Sumo training typically takes place in silence - but England got the opposite at their official welcome ceremony on Monday, which opened with the booming beat of Taiko drums, commonly found in Japan's Shinto shrines and Buddhist temples.

4. Toilet tech trauma

From the sublime, to the sanitary: fans and players alike have been awed by Japan's incredibly high-tech toilets, which are known to flummox foreigners with their array of douches and drying options.

Image copyright Getty Images
Image caption Japanese toilets are known to be incredibly futuristic

Features range from lid controls to seat warming, and a built-in sink.

Like a pal heroically passing toilet roll under the stall door, the BBC's Tokyo correspondent Rupert Wingfield-Hayes had some comfort for the confused on Twitter, via a graphic explaining the buttons.

"That's a very important piece of information" came one reply. "I shall share it with the people of Aotearoa New Zealand."

5. The Pokemon stadium of dreams

Sticking with the tech theme, fans watching England tackle Tonga on 22 September are in for a treat. The Sapporo Dome on the Japanese island of Hokkaido is a remarkable multi-sport stadium which morphs into a rugby venue thanks to a sliding pitch.

Image copyright Getty Images
Image caption The Sapporo Dome is out of this world

For its usual baseball matches, the stadium has artificial turf and seats set around a baseball diamond.

But for the Rugby World Cup, it'll transform - Pokemon-like - as the baseball floor is rolled up and a natural grass pitch is rolled in from the outdoors, where it waits ready for use. The seats can be rearranged too, guaranteeing fans the best view.

It all takes eight hours (can't rush genius, friends), but the magic can be seen in action via this excellent timelapse video.

6. Mythological mascots

These characters are Ren-G, the official tournament mascots.
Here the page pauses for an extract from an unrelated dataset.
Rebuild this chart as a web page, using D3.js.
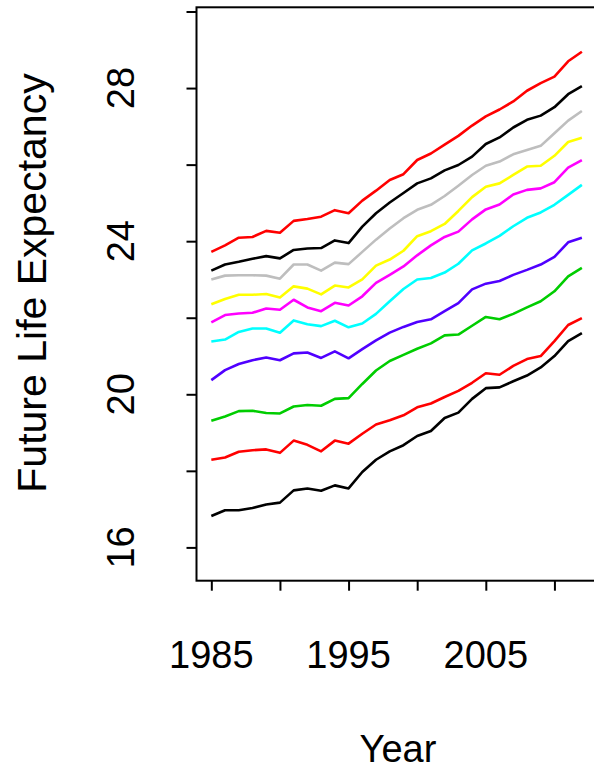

Image copyright Getty Images
Image caption Ren-G are sacred lion-like animals that ward off evil

As you've no doubt perceived, they are shishi: sacred, lion-like animals from Japanese mythology. Legend has it they bring happiness and ward off evil. According to World Rugby, they also attract cash - at least for whoever runs the licensing programme.

At the 14 official merchandise stores, their image graces everything from furry hats to plasters. A mere US$1,849 (£1,490) will score you a pair of hand-made lookalike dolls. Serious bids only, please…

7. A volunteer army, aged 19-88

More than 400,000 overseas fans are expected to descend on Japan from 20 September - 2 November. To minimise the chaos, the host country has marshalled some 13,000 volunteers across the 12 venue cities.

At 88, Toshio Yasuda is the eldest of their number, while the youngest is 19-year-old Misaki Inomata, from Yokohama, who hopes to have a career in sports science.

All volunteers have been taught the history of the World Cup, and will be on hand to guide fans round the venues and nearby train stations.

8. Beating the weather with... shampoo

It's currently typhoon season in Japan, and organisers are tracking all weather patterns live as they emerge. In the event of match-wrecking conditions, they're prepared to postpone, relocate or cancel.

Image copyright Getty Images
Image caption Balls to be soaked with... shampoo?

In the knockout stages of the tournament, affected matches would be rescheduled or relocated. But if an early pool match can't be played on the day, it will be declared a draw - which could produce unexpected results.

Some teams are especially determined to stay ahead of the weather. With torrential thunderstorms forecast for their opening game against Ireland on Sunday, Scotland have been practising using balls soaked in shampoo.

Wales on the other hand, are choosing to soak their balls with baby oil.